There was a fair amount of circumstantial evidence that the monitoring tool was responsible. It was running on the server with the slower code and it wasn’t running on the server with the faster code. Disabling the monitoring tool made both CPU times match. However, how can we really prove that the monitoring tool is the culprit? Where exactly is that extra CPU time going?

ETW tracing can provide a summary of call stacks during a sampled time period. Common choices are Windows Performance Recorder or PerfView. As usual, I will use PerfView. I was able to temporarily add third party monitoring to the server with the fast code. Fortunately, there wasn’t any other SQL Server work occurring during my testing so PerfView was quite effective at showing the difference between the two servers. In the image below, call stacks for slightly modified code without the monitoring tool are on the left. Call stacks for the same code with the monitoring tool present on the left are on the right:

a49 perfview side by side

It doesn’t take a SQL Server expert to see that there are some notable differences here. I’m not an expert in SQL Server call stacks, but a lot of the stuff on the left is about what I would expect for extremely efficient code in a loop. It’s a similar feeling to those people who can identify photoshopped pictures by looking at the pixels. A lot of the stuff on the right is what I would expect if SQL Server is spending a relatively large percentage of CPU time doing monitoring, such as ntdll!RtlQueryPerformanceCounter and sqllang!TraceUtil::GetStatementInfoBase. Here’s a diff view if that makes it easier to see some of the differences:

a49 perfview diff

The “exc” column is the difference of the number of CPU ms spent by the method itself (not including called methods). A positive number means that the slow code spent more CPU time on that method and a negative number (not shown in this picture) means that the fast code spend more CPU time on that method.
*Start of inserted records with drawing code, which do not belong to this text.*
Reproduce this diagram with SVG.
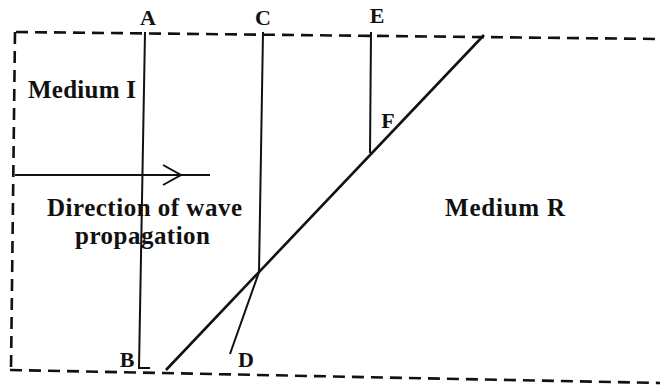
<svg xmlns="http://www.w3.org/2000/svg" width="660" height="385" viewBox="0 0 660 385">
<style>
.t{font-family:"Liberation Serif","Times New Roman",serif;font-weight:bold;fill:#111}
.b{stroke:#111;stroke-width:2.6;fill:none;stroke-dasharray:12 7}
.l{stroke:#111;stroke-width:2;fill:none}
.s{stroke:#111;stroke-width:2.6;fill:none}
</style>
<rect width="660" height="385" fill="#fff"/>
<g id="boundary">
<path class="b" d="M16,32 L660,39"/>
<path class="b" d="M15,32 L11,370"/>
<path class="b" d="M10,370 L660,383"/>
</g>
<g id="connectors">
<path class="l" d="M145,32 L139,368 L150,368"/>
<path class="l" d="M263,32 L259,272 L230,354"/>
<path class="l" d="M371,32 L370,153"/>
<path class="s" d="M484,35 L166,370"/>
<path class="l" d="M15,175 L210,175"/>
<path class="l" d="M163,165 L181,175 L163,185"/>
</g>
<g id="labels">
<text class="t" x="148" y="25" font-size="22" text-anchor="middle">A</text>
<text class="t" x="263" y="25" font-size="22" text-anchor="middle">C</text>
<text class="t" x="377" y="23" font-size="22" text-anchor="middle">E</text>
<text class="t" x="388" y="128" font-size="22" text-anchor="middle">F</text>
<text class="t" x="127" y="367" font-size="22" text-anchor="middle">B</text>
<text class="t" x="246" y="367" font-size="22" text-anchor="middle">D</text>
<text class="t" x="28" y="98" font-size="25" textLength="108">Medium I</text>
<text class="t" x="47" y="216" font-size="25" textLength="195">Direction of wave</text>
<text class="t" x="75" y="244" font-size="25" textLength="135">propagation</text>
<text class="t" x="445" y="216" font-size="25" textLength="120">Medium R</text>
</g>
</svg>
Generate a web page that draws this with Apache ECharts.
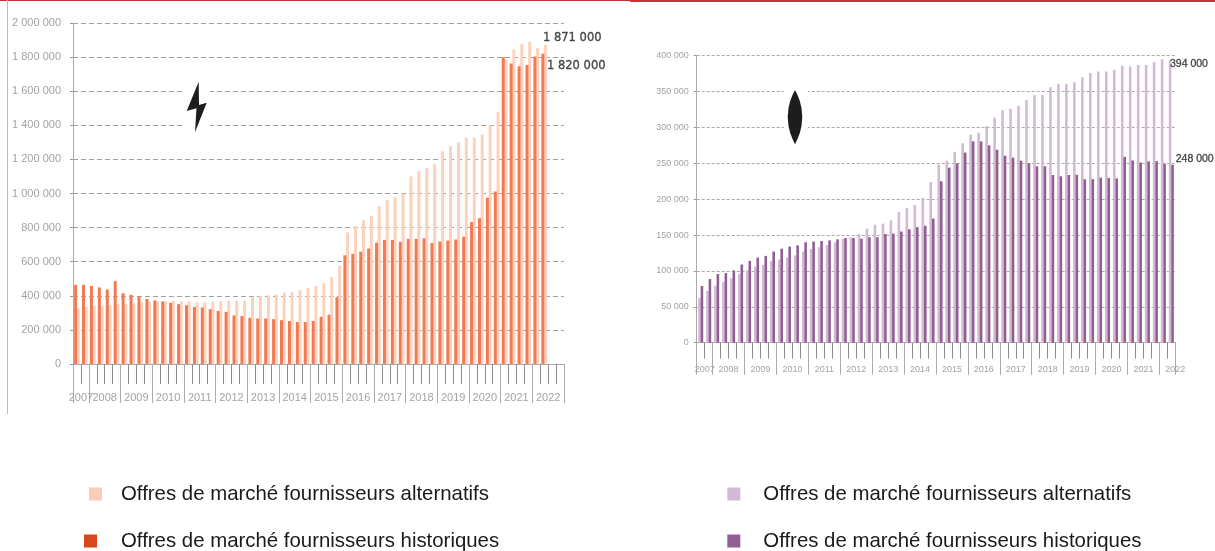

I would describe the PerfView results as fairly conclusive evidence: the third party SQL Server monitoring tool is responsible for the 8X difference in CPU time for the WHILE loop between the two servers.

Final Thoughts

The real production workload does something more important (and complicated) than simply incrementing a variable. Seeing an 8X performance difference in that simple code wasn’t a good or welcome sign, but I expect to see a dramatic reduction in monitoring overhead when benchmarking the real workload after disabling the monitoring tool. There may not be anything to fix here, but it’s always helpful to be reminded of everything that’s running on your servers. Thanks for reading!